Provability interpretation of non-normal modal logics having neighborhood semantics
Haruka Kogure
TL;DR
This work addresses arithmetical completeness for non-normal modal logics with neighborhood semantics by focusing on provability predicates satisfying $\mathbf{E}$ and embedding neighborhood semantics directly into arithmetic. It introduces two constructions, $\mathrm{Pr}_{g_0}(x)$ and $\mathrm{Pr}_{g_1}(x)$, to establish Solovay-type completeness for the logics $\mathsf{EN}$, $\mathsf{ENP}$, $\mathsf{END}$, $\mathsf{ECN}$, and $\mathsf{ECNP}$ under suitable consistency assumptions.
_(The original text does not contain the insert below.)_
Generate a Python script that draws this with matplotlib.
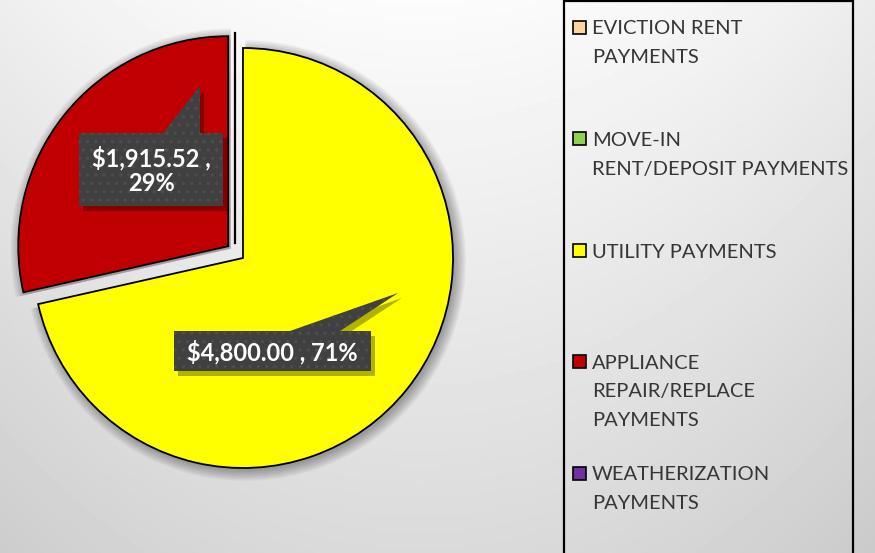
import numpy as np
import matplotlib.pyplot as plt
from matplotlib.patches import Rectangle, Polygon

# data
categories = ['EVICTION RENT\nPAYMENTS',
              'MOVE-IN\nRENT/DEPOSIT PAYMENTS',
              'UTILITY PAYMENTS',
              'APPLIANCE\nREPAIR/REPLACE\nPAYMENTS',
              'WEATHERIZATION\nPAYMENTS']
amounts = [0, 0, 4800.00, 1915.52, 0]
colors = ['#FCD5A0', '#92D050', '#FFFF00', '#C00000', '#7030A0']
explode = [0, 0, 0, 0.09, 0]

W, H = 875, 553
CX, CY, R = 243, 258, 210   # pie centre / radius in pixels

def px(x, y):
    # pixel (from top-left) -> data units
    return (x - CX) / R, (CY - y) / R

plt.rcParams['hatch.linewidth'] = 1.2
fig = plt.figure(figsize=(W / 100, H / 100), dpi=100)
ax = fig.add_axes([0, 0, 1, 1])

# background gradient
xx, yy = np.meshgrid(np.linspace(0, W, 200), np.linspace(0, H, 130))
bg = 0.985 - 0.13 * (yy / H) - 0.06 * ((xx - 420) / 450) ** 2
x0, y0 = px(0, H)
x1, y1 = px(W, 0)
ax.imshow(bg, cmap='gray', vmin=0, vmax=1, extent=[x0, x1, y0, y1],
          origin='upper', aspect='auto', zorder=0)

idx = [i for i, v in enumerate(amounts) if v > 0]
vals = [amounts[i] for i in idx]
cols = [colors[i] for i in idx]
exps = [explode[i] for i in idx]

# soft shadow
for k in range(8):
    ax.pie(vals, colors=['black'] * len(vals), explode=exps, startangle=90,
           counterclock=False, radius=1 + 0.007 * k, center=(0.012, -0.012),
           wedgeprops=dict(alpha=0.045, linewidth=0))

wedges, _ = ax.pie(vals, colors=cols, explode=exps, startangle=90,
                   counterclock=False,
                   wedgeprops=dict(edgecolor='black', linewidth=1.3))

lx, ly0 = px(235, 33)
_, ly1 = px(235, 243)
ax.plot([lx, lx], [ly0, ly1], color='black', lw=1.6, zorder=3)

# data labels (callouts)
total = sum(vals)
boxes = {2: dict(box=(174, 331, 371, 371), base=(290, 340), tip=(398, 293), wrap=False),
         3: dict(box=(79, 133, 223, 206), base=(163, 200), tip=(200, 86), wrap=True)}
for i in idx:
    b = boxes[i]
    pct = amounts[i] / total * 100
    sep = ' ,\n' if b['wrap'] else ' , '
    txt = '${:,.2f}{}{:.0f}%'.format(amounts[i], sep, pct)
    bx0, by0, bx1, by1 = b['box']
    shape = [(bx0, by0), (b['base'][0], by0), b['tip'], (b['base'][1], by0),
             (bx1, by0), (bx1, by1), (bx0, by1)]
    sh = Polygon([px(x + 4, y + 5) for x, y in shape], closed=True,
                 facecolor='black', alpha=0.3, lw=0, zorder=4)
    ax.add_patch(sh)
    pg = Polygon([px(x, y) for x, y in shape], closed=True,
                 facecolor='#404040', edgecolor='#4d4d4d', hatch='..',
                 lw=0, zorder=5)
    ax.add_patch(pg)
    tx, ty = px((bx0 + bx1) / 2, (by0 + by1) / 2 + 1)
    ax.text(tx, ty, txt, ha='center', va='center', color='white',
            fontsize=17, fontweight='bold', family='Lato', zorder=6,
            linespacing=1.1, multialignment='center')

ax.set_xlim(x0, x1)
ax.set_ylim(y0, y1)
ax.axis('off')

# legend
def fx(x):
    return x / W
def fy(y):
    return 1 - y / H

leg = Rectangle((fx(564), fy(560)), fx(853) - fx(564), fy(1) - fy(560),
                transform=fig.transFigure, facecolor='none', edgecolor='black',
                lw=1.6, zorder=10)
fig.add_artist(leg)
for k, (name, c) in enumerate(zip(categories, colors)):
    yc = 27 + k * 111.5
    sq = Rectangle((fx(573), fy(yc + 6.5)), fx(13), 13 / H,
                   transform=fig.transFigure, facecolor=c, edgecolor='black',
                   lw=1.2, zorder=11)
    fig.add_artist(sq)
    for j, line in enumerate(name.split('\n')):
        fig.text(fx(592), fy(yc + 2 + j * 28.5), line, ha='left', va='center',
                 fontsize=14.5, color='#363636', family='Lato')

fig.savefig('out.png', dpi=100)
The results show that, under $T$-consistency (e.g., $\mathrm{Con}^L_T$), these logics coincide with the corresponding provability logics $\mathsf{PL}(\mathrm{Pr}_T)$, extending the classical Solovay framework beyond Kripke semantics. The paper also outlines open questions about extensions like $\mathsf{EN4}$, $\mathsf{ENP4}$, and $\mathsf{ECN4}$, highlighting the flexibility and limits of neighborhood-based arithmetical completeness and pointing to future directions in provability logic.
Abstract
We study provability predicates $\mathrm{Pr}_T(x)$ satisfying the following condition $\mathbf{E}$ from a modal logical perspective: $\mathbf{E}:$ if $ T \vdash \varphi \leftrightarrow ψ$, then $T \vdash \mathrm{Pr}_T(\ulcorner \varphi \urcorner) \leftrightarrow \mathrm{Pr}_T(\ulcorner ψ\urcorner)$. For this purpose, we develop a new method of embedding models based on neighborhood semantics into arithmetic. Our method broadens the scope of arithmetical completeness proofs. In particular, we prove the arithmetical completeness theorems for the non-normal modal logics $\mathsf{EN}$, $\mathsf{ECN}$, $\mathsf{ENP}$, $\mathsf{END}$, and $\mathsf{ECNP}$.